At the baseline ($\pi = 0.75$, $\tau = 3$, true LATE $= 90$), the corrected LATE averages 90.0, the delta method 95% CI has coverage of 0.974, and the mean CI width is 42.6. The results across scenarios:
| Scenario | LATE | Bias | Coverage | Width |
|---|---|---|---|---|
| Baseline ($\pi$=.75, $\tau$=3) | 89.4 | -0.6 | 0.974 | 42.6 |
| Low compliance ($\pi$=.50) | 89.5 | -0.5 | 0.972 | 65.9 |
| High compliance ($\pi$=.90) | 89.9 | -0.1 | 0.959 | 33.7 |
| Small effect ($\tau$=1) | 29.6 | -0.4 | 0.956 | 39.0 |
| Large effect ($\tau$=10) | 300.1 | 0.1 | 1.000 | 73.1 |
| Null effect ($\tau$=0) | -0.3 | -0.3 | 0.947 | 38.4 |
| Small sample (N=100) | 89.7 | -0.3 | 0.974 | 96.9 |
| Large sample (N=2000) | 89.7 | -0.3 | 0.969 | 21.3 |
| High noise ($\sigma$=5) | 89.6 | -0.4 | 0.969 | 39.5 |
| Weak signal (mech=5/day) | 90.0 | 0.0 | 0.967 | 42.8 |
| Short pre-period (T=7) | 89.7 | -0.3 | 0.963 | 42.6 |
| Tighter test ($\alpha$=.01) | 90.0 | 0.0 | 0.974 | 42.7 |
Coverage ranges from 0.947 to 0.974, right where a slightly conservative 95% CI should land. It holds at the null ($\tau = 0$, coverage 0.947), which matters: the CI correctly includes zero when there is no effect. It holds at $\pi = 0.50$ (coverage 0.972), though the CI is wider because compliance uncertainty enters the denominator and gets amplified. Width scales with $1/\sqrt{N}$ as expected. Bootstrap percentile CIs, computed at baseline with 300 draws per simulation, give coverage of 0.934 with a tighter width of 38.0. The slight undercoverage is the usual finite-sample behavior of the percentile bootstrap.

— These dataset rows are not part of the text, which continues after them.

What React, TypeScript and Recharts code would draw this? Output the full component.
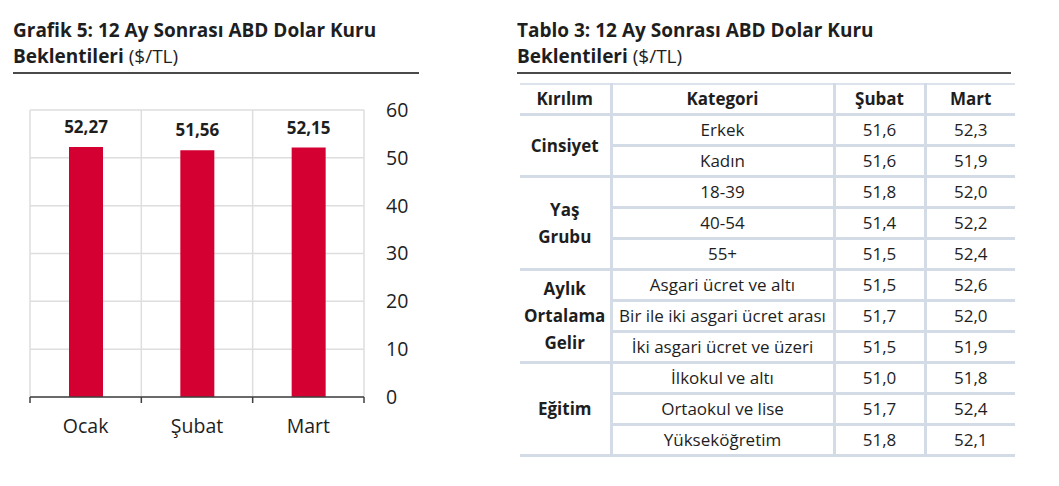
import { BarChart, Bar, XAxis, YAxis, CartesianGrid, LabelList } from 'recharts';

const MONTHS = ['Ocak', 'Şubat', 'Mart'];
const EXPECTATIONS = [52.27, 51.56, 52.15];
const Y_TICKS = [0, 10, 20, 30, 40, 50, 60];

const TABLE_HEADERS = ['Kırılım', 'Kategori', 'Şubat', 'Mart'];
const GROUPS = ['Cinsiyet', 'Yaş Grubu', 'Aylık Ortalama Gelir', 'Eğitim'];
const GROUP_SIZES = [2, 3, 3, 3];
const CATEGORIES = [
  'Erkek',
  'Kadın',
  '18-39',
  '40-54',
  '55+',
  'Asgari ücret ve altı',
  'Bir ile iki asgari ücret arası',
  'İki asgari ücret ve üzeri',
  'İlkokul ve altı',
  'Ortaokul ve lise',
  'Yükseköğretim',
];
const SUBAT_VALUES = [51.6, 51.6, 51.8, 51.4, 51.5, 51.5, 51.7, 51.5, 51.0, 51.7, 51.8];
const MART_VALUES = [52.3, 51.9, 52.0, 52.2, 52.4, 52.6, 52.0, 51.9, 51.8, 52.4, 52.1];

const FONT = '"Open Sans", "Noto Sans", sans-serif';
const RED = '#d40032';
const TEXT = '#1e1e1e';
const GRID = '#dedede';
const CELL_LINE = '3px solid #d3dbe7';

// chart geometry
const CHART_W = 440;
const CHART_H = 486;
const M = { top: 110, left: 30, right: 16, bottom: 49 };
const Y_AXIS_W = 60;
const PLOT_W = CHART_W - M.left - M.right - Y_AXIS_W;
const PLOT_BOTTOM = CHART_H - M.bottom - 40;

const fmt = (v: number, d: number) => v.toFixed(d).replace('.', ',');

const chartData = MONTHS.map((m, i) => ({ month: m, value: EXPECTATIONS[i] }));

function MonthTick(props: any) {
  const { x, payload, index } = props;
  const band = PLOT_W / MONTHS.length;
  const left = x - band / 2;
  return (
    <g>
      <line x1={left} x2={left} y1={PLOT_BOTTOM} y2={PLOT_BOTTOM + 6} stroke="#404040" strokeWidth={1.5} />
      {index === MONTHS.length - 1 && (
        <line x1={left + band} x2={left + band} y1={PLOT_BOTTOM} y2={PLOT_BOTTOM + 6} stroke="#404040" strokeWidth={1.5} />
      )}
      <text x={x} y={PLOT_BOTTOM + 36} textAnchor="middle" fill={TEXT} fontSize={19.5} fontFamily={FONT}>
        {payload.value}
      </text>
    </g>
  );
}

function Title({ left, width, main, unit, sub }: { left: number; width: number; main: string; sub: string; unit: string }) {
  return (
    <>
      <div
        style={{
          position: 'absolute',
          left,
          top: 17,
          fontSize: 19,
          lineHeight: '26px',
          color: TEXT,
          fontFamily: FONT,
          whiteSpace: 'nowrap',
        }}
      >
        <div style={{ fontWeight: 700 }}>{main}</div>
        <div>
          <span style={{ fontWeight: 700 }}>{sub}</span> {unit}
        </div>
      </div>
      <div style={{ position: 'absolute', left, top: 72, width, height: 1.5, background: '#4a4a4a' }} />
    </>
  );
}

function ExpectationTable() {
  const colW = [91, 223, 91, 90];
  let rowIdx = 0;
  const rows: JSX.Element[] = [];
  GROUPS.forEach((g, gi) => {
    for (let k = 0; k < GROUP_SIZES[gi]; k++) {
      const i = rowIdx++;
      const cellStyle = (extra: any) => ({
        borderTop: CELL_LINE,
        borderBottom: CELL_LINE,
        padding: 0,
        textAlign: 'center' as const,
        whiteSpace: 'nowrap' as const,
        ...extra,
      });
      rows.push(
        <tr key={i} style={{ height: 31 }}>
          {k === 0 && (
            <td
              rowSpan={GROUP_SIZES[gi]}
              style={cellStyle({ fontWeight: 700, lineHeight: '27px', borderRight: CELL_LINE })}
            >
              {g.split(' ').map((w, wi) => (
                <div key={wi}>{w}</div>
              ))}
            </td>
          )}
          <td style={cellStyle({ borderRight: CELL_LINE })}>{CATEGORIES[i]}</td>
          <td style={cellStyle({ borderRight: CELL_LINE })}>{fmt(SUBAT_VALUES[i], 1)}</td>
          <td style={cellStyle({})}>{fmt(MART_VALUES[i], 1)}</td>
        </tr>
      );
    }
  });

  return (
    <table
      style={{
        position: 'absolute',
        left: 520,
        top: 83,
        width: 495,
        borderCollapse: 'collapse',
        tableLayout: 'fixed',
        fontFamily: FONT,
        fontSize: 17,
        lineHeight: '20px',
        color: TEXT,
      }}
    >
      <colgroup>
        {colW.map((w, i) => (
          <col key={i} style={{ width: w }} />
        ))}
      </colgroup>
      <thead>
        <tr style={{ height: 30 }}>
          {TABLE_HEADERS.map((h, i) => (
            <th
              key={h}
              style={{
                borderTop: '2px solid #dde3ec',
                borderBottom: CELL_LINE,
                borderRight: i < TABLE_HEADERS.length - 1 ? CELL_LINE : undefined,
                padding: 0,
                fontWeight: 700,
                textAlign: 'center',
              }}
            >
              {h}
            </th>
          ))}
        </tr>
      </thead>
      <tbody>{rows}</tbody>
    </table>
  );
}

export default function App() {
  return (
    <div style={{ position: 'absolute', left: 0, top: 0, width: 1059, height: 486, background: '#fff', fontFamily: FONT }}>
      <Title left={13} width={406} main="Grafik 5: 12 Ay Sonrası ABD Dolar Kuru" sub="Beklentileri" unit="($/TL)" />
      <Title left={517} width={494} main="Tablo 3: 12 Ay Sonrası ABD Dolar Kuru" sub="Beklentileri" unit="($/TL)" />

      <div style={{ position: 'absolute', left: 0, top: 0 }}>
        <BarChart width={CHART_W} height={CHART_H} data={chartData} margin={M}>
          <CartesianGrid
            stroke={GRID}
            strokeWidth={1.5}
            verticalCoordinatesGenerator={({ offset }: any) =>
              MONTHS.map((_, i) => offset.left + (i * offset.width) / MONTHS.length).concat(offset.left + offset.width)
            }
          />
          <XAxis
            dataKey="month"
            height={40}
            axisLine={{ stroke: '#404040', strokeWidth: 1.5 }}
            tickLine={false}
            tick={<MonthTick />}
            interval={0}
          />
          <YAxis
            orientation="right"
            width={Y_AXIS_W}
            domain={[0, 60]}
            ticks={Y_TICKS}
            axisLine={false}
            tickLine={false}
            tickSize={0}
            tickMargin={22}
            tick={{ fill: TEXT, fontSize: 19.5, fontFamily: FONT, textAnchor: 'start' }}
          />
          <Bar dataKey="value" fill={RED} barSize={34} isAnimationActive={false}>
            <LabelList
              dataKey="value"
              position="top"
              offset={14}
              formatter={(v: any) => fmt(Number(v), 2)}
              style={{ fill: TEXT, fontSize: 17, fontWeight: 700, fontFamily: FONT }}
            />
          </Bar>
        </BarChart>
      </div>

      <ExpectationTable />
    </div>
  );
}
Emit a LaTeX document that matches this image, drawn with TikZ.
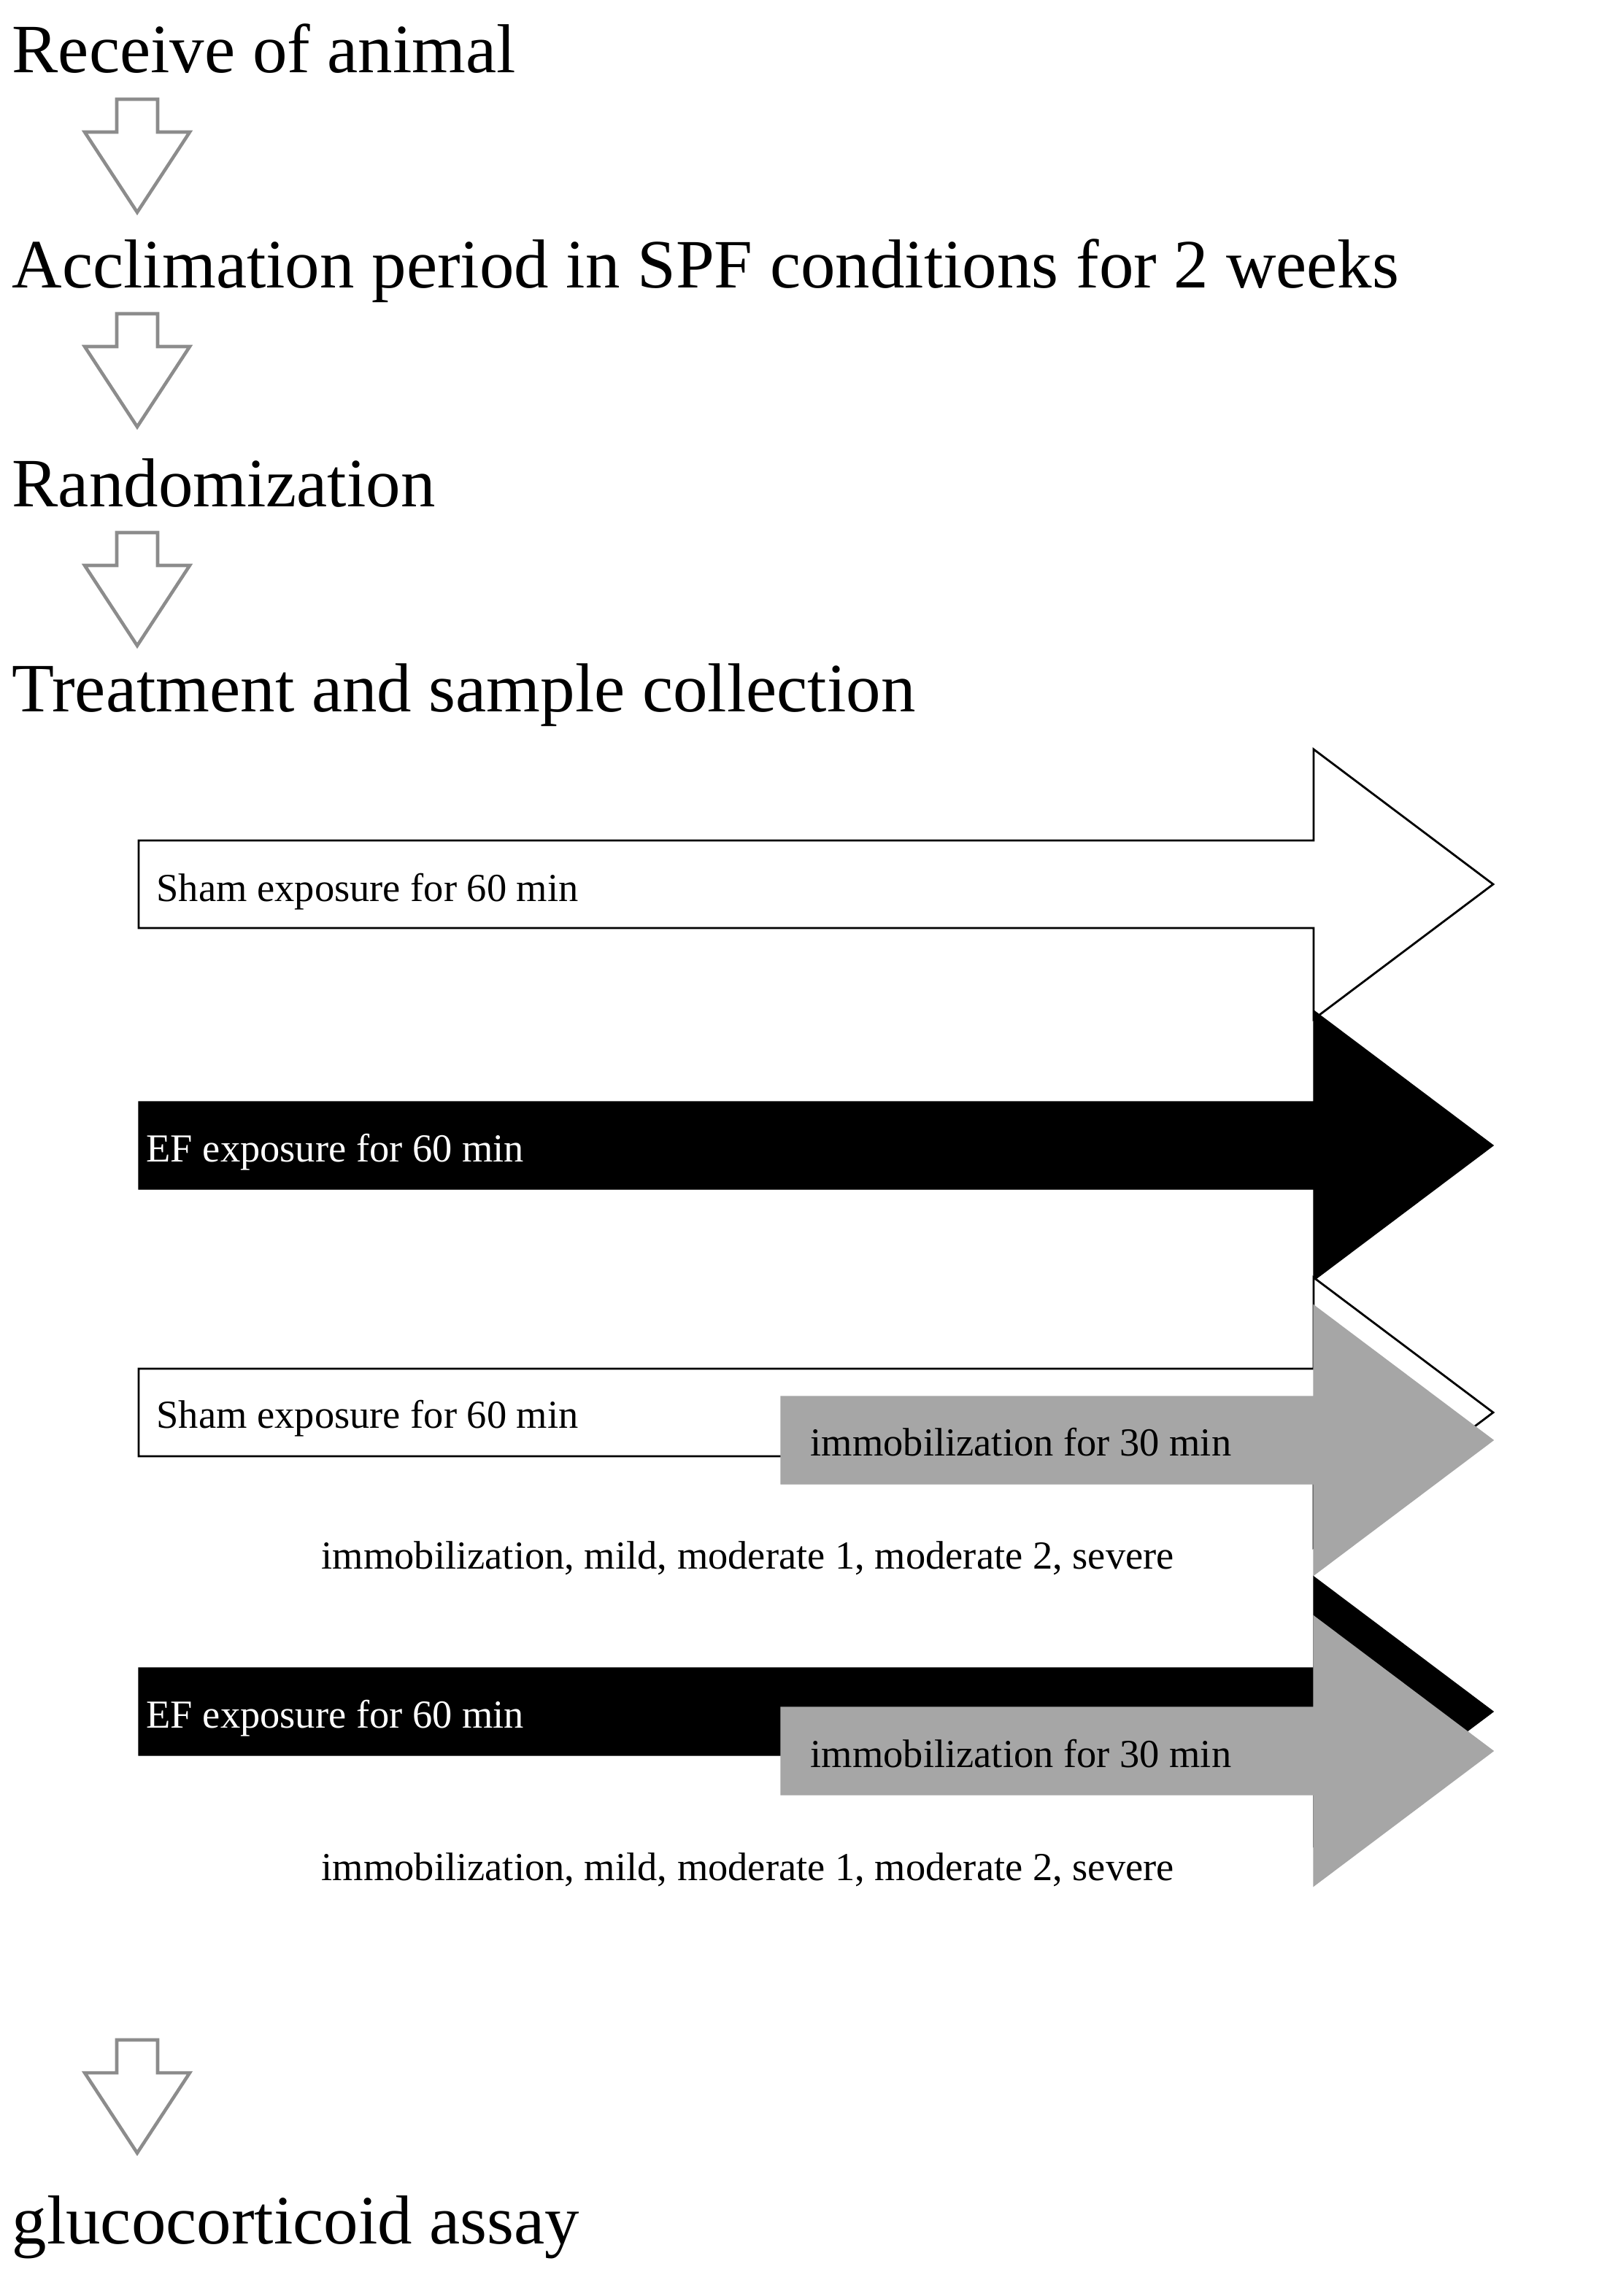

The method breaks down in one specific way: when the mechanical dose is small relative to organic noise, the $t$-test has low power, compliers get misclassified as never-takers (TPR $< 1$), and the correction formula, which assumes TPR $= 1$, overshoot. In a high-noise simulation ($\sigma = 5$) with only 5 mechanical downloads per day, sensitivity drops to 0.823, and the LATE estimate is biased upward by about 20%. At 10 mechanical downloads per day with the same noise, the method recovers fully. The practical diagnostic is whether $\hat{\pi}$ is lower than you would expect from what you know about your delivery process. If it is, the signal is too weak and you should report the ITT.